Times have changed. Now we have classes for HR weighing both sides of the issue:

Deciding whether to ban guns in the work place is an incredibly controversial and potentially polarizing issue between employers and employees, and between ‘pro- gun rights’ versus ‘pro-gun restrictions’ advocates. But it is a decision which cannot be avoided: an employer may face potential risks if it decides to ban guns, and it may face potential risks if it decides to not ban guns. The issue is complicated by constant changes in gun laws and restrictions throughout the United States. You will learn about the latest legal developments which impact this controversy. This live audio conference shall also provide you with a strategy for making the most informed decision, in light of the law and their circumstances.

1 thought on “Progress

  1. At most of the companies I’ve been employed, there is a boilerplate paragraph somewhere in the Employee Manual forbidding “weapons in the workplace.”
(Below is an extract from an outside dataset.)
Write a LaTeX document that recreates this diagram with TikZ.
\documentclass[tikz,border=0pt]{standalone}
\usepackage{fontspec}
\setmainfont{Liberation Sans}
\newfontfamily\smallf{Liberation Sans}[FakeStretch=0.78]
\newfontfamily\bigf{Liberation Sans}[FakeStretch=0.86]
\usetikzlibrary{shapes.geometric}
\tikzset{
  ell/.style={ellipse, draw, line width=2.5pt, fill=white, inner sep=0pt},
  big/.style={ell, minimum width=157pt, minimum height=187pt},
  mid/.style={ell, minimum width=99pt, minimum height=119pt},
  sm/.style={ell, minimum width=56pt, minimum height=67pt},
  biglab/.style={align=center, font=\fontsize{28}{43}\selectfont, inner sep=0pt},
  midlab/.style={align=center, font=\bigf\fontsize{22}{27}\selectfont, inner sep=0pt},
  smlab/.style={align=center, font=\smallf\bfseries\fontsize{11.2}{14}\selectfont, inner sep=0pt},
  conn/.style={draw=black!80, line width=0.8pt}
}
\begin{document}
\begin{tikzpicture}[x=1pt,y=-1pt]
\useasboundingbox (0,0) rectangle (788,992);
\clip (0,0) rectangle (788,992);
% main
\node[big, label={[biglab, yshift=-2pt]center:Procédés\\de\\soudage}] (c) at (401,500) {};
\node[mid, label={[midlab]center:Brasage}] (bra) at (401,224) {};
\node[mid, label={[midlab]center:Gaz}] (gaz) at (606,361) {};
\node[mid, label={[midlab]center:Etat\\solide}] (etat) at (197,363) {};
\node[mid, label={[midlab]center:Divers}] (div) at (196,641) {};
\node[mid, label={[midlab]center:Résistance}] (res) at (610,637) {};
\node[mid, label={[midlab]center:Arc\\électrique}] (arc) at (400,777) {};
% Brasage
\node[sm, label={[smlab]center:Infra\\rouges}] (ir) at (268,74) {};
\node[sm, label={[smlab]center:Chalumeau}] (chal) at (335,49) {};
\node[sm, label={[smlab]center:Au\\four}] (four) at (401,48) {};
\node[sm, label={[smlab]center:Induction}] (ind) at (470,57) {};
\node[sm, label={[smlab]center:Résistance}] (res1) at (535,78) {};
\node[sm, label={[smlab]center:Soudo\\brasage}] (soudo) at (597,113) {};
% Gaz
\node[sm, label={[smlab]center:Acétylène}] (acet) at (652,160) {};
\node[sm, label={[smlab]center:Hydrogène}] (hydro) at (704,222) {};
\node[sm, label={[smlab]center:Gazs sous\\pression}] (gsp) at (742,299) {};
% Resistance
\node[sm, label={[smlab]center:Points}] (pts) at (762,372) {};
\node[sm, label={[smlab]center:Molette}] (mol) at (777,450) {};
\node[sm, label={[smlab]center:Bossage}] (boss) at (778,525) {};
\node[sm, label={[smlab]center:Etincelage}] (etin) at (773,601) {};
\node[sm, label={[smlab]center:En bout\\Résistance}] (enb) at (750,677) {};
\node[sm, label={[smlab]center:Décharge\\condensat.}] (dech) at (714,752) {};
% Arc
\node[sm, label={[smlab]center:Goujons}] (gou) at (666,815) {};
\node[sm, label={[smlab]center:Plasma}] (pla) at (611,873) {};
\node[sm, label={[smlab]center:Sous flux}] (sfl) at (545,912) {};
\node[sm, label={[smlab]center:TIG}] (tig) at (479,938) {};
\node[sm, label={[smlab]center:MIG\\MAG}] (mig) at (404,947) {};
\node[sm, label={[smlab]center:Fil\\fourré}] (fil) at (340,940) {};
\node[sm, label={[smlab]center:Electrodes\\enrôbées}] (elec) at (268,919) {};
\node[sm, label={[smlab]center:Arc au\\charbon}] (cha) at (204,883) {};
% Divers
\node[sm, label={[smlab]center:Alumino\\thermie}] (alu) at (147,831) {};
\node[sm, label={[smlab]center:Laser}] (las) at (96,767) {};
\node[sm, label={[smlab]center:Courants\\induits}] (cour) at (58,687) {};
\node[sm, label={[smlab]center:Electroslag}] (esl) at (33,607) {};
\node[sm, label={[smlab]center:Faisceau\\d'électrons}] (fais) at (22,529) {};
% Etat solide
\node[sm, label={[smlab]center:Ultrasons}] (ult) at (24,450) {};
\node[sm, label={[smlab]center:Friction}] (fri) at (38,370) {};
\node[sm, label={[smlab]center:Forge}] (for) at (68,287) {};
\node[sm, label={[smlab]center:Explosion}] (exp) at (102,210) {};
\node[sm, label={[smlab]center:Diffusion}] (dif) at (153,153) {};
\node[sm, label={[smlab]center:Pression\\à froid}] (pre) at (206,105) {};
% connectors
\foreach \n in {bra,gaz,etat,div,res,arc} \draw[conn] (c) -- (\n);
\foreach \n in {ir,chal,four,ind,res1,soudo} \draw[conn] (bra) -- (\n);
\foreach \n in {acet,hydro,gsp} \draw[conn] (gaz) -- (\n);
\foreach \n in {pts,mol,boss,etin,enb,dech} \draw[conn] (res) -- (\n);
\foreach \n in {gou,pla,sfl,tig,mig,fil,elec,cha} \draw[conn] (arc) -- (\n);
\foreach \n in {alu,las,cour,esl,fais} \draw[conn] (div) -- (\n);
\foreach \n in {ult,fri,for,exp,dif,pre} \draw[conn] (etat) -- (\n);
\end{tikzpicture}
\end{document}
    I never had the courage to ask if I could bring a paring-knife and an apple in my lunch-bag. Nor did I ask if a black-belt in karate would require me to leave the belt at home, or my hands.
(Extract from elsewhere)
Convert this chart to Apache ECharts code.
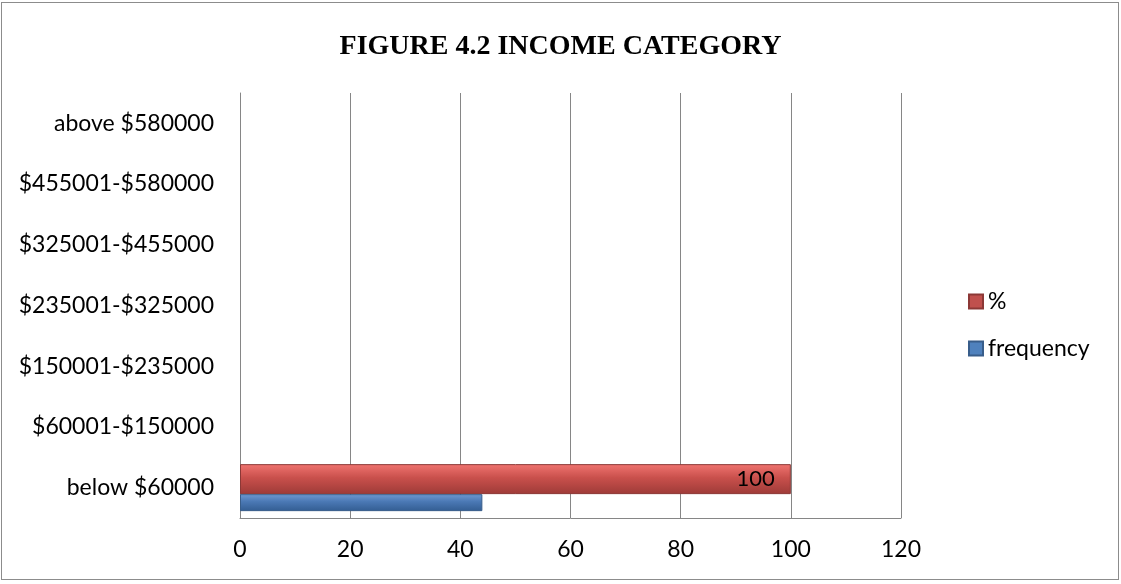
<!DOCTYPE html>
<html>
<head>
<meta charset="utf-8">
<title>Income category</title>
<script src="https://cdn.jsdelivr.net/npm/echarts@6/dist/echarts.min.js"></script>
<style>
body { margin: 0; background: #fff; }
#frame { position: absolute; left: 1px; top: 2px; width: 1116px; height: 576px; border: 1px solid #8c8c8c; }
#chart { position: absolute; left: -2px; top: -3px; width: 1121px; height: 584px; }
</style>
</head>
<body>
<div id="frame"><div id="chart"></div></div>
<script>
var categories = ['below $60000', '$60001-$150000', '$150001-$235000', '$235001-$325000', '$325001-$455000', '$455001-$580000', 'above $580000'];
var frequency = [44, null, null, null, null, null, null];
var percent = [100, null, null, null, null, null, null];
var xTicks = [0, 20, 40, 60, 80, 100, 120];

var font = 'Lato, "Open Sans", sans-serif';
var red = { type: 'linear', x: 0, y: 0, x2: 0, y2: 1, colorStops: [
    { offset: 0, color: '#f07470' }, { offset: 0.45, color: '#c9504c' }, { offset: 1, color: '#9e3b38' }] };
var blue = { type: 'linear', x: 0, y: 0, x2: 0, y2: 1, colorStops: [
    { offset: 0, color: '#6f9ad2' }, { offset: 0.45, color: '#4a78b4' }, { offset: 1, color: '#335d92' }] };

echarts.init(document.getElementById('chart')).setOption({
    animation: false,
    title: {
        text: 'FIGURE 4.2 INCOME CATEGORY',
        left: 'center',
        top: 28,
        textStyle: { fontFamily: '"Liberation Serif", serif', fontWeight: 'bold', fontSize: 28, color: '#000' }
    },
    legend: {
        orient: 'vertical',
        left: 963,
        top: 285,
        itemGap: 24,
        itemWidth: 14,
        itemHeight: 14,
        icon: 'rect',
        data: [
            { name: '%', itemStyle: { color: '#c0504d' } },
            { name: 'frequency', itemStyle: { color: '#4f81bd' } }
        ],
        textStyle: { fontFamily: font, fontSize: 23, color: '#000', padding: [0, 0, 0, 0] }
    },
    grid: { left: 240, right: 220, top: 93, bottom: 66 },
    xAxis: {
        type: 'value',
        min: 0,
        max: 120,
        interval: 20,
        axisLine: { show: true, lineStyle: { color: '#868686' } },
        axisTick: { show: false },
        splitLine: { show: true, lineStyle: { color: '#868686', width: 1 } },
        axisLabel: {
            fontFamily: font, fontSize: 23, color: '#000', margin: 20,
            formatter: function (v) { return xTicks.indexOf(v) >= 0 ? String(v) : ''; }
        }
    },
    yAxis: {
        type: 'category',
        data: categories,
        axisLine: { show: true, lineStyle: { color: '#868686' } },
        axisTick: { show: false },
        axisLabel: { fontFamily: font, fontSize: 23, color: '#000', margin: 26 }
    },
    series: [
        {
            name: '%',
            type: 'bar',
            data: percent,
            barWidth: 30,
            barGap: '0%',
            itemStyle: { color: red, borderColor: '#8c3836', borderWidth: 1 },
            label: { show: true, position: 'insideRight', distance: 16, fontFamily: font, fontSize: 22, color: '#000' }
        },
        {
            name: 'frequency',
            type: 'bar',
            data: frequency,
            barWidth: 17,
            barGap: '0%',
            itemStyle: { color: blue, borderColor: '#385d8a', borderWidth: 1 }
        }
    ]
});
</script>
</body>
</html>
    Sometime later, I discovered that if a pocket-knife could live in my back pocket with its clip visible to the working world. If I did not draw attention to it, few people would notice.

    Anyways, a piece of metal with a single sharpened edge, a knife, is usually considered to be a weapon. However, a hinged device joining two pieces of metal, each having an edge, is not considered to be a weapon. After all, it is a pair of scissors. Would the scissors become a weapon if an enraged person attempted to stab a co-worker with them?

    What does this have to do with firearms at work? Not much…except to note that HR policies about weapons exhibit a slight detachment-from-reality factor.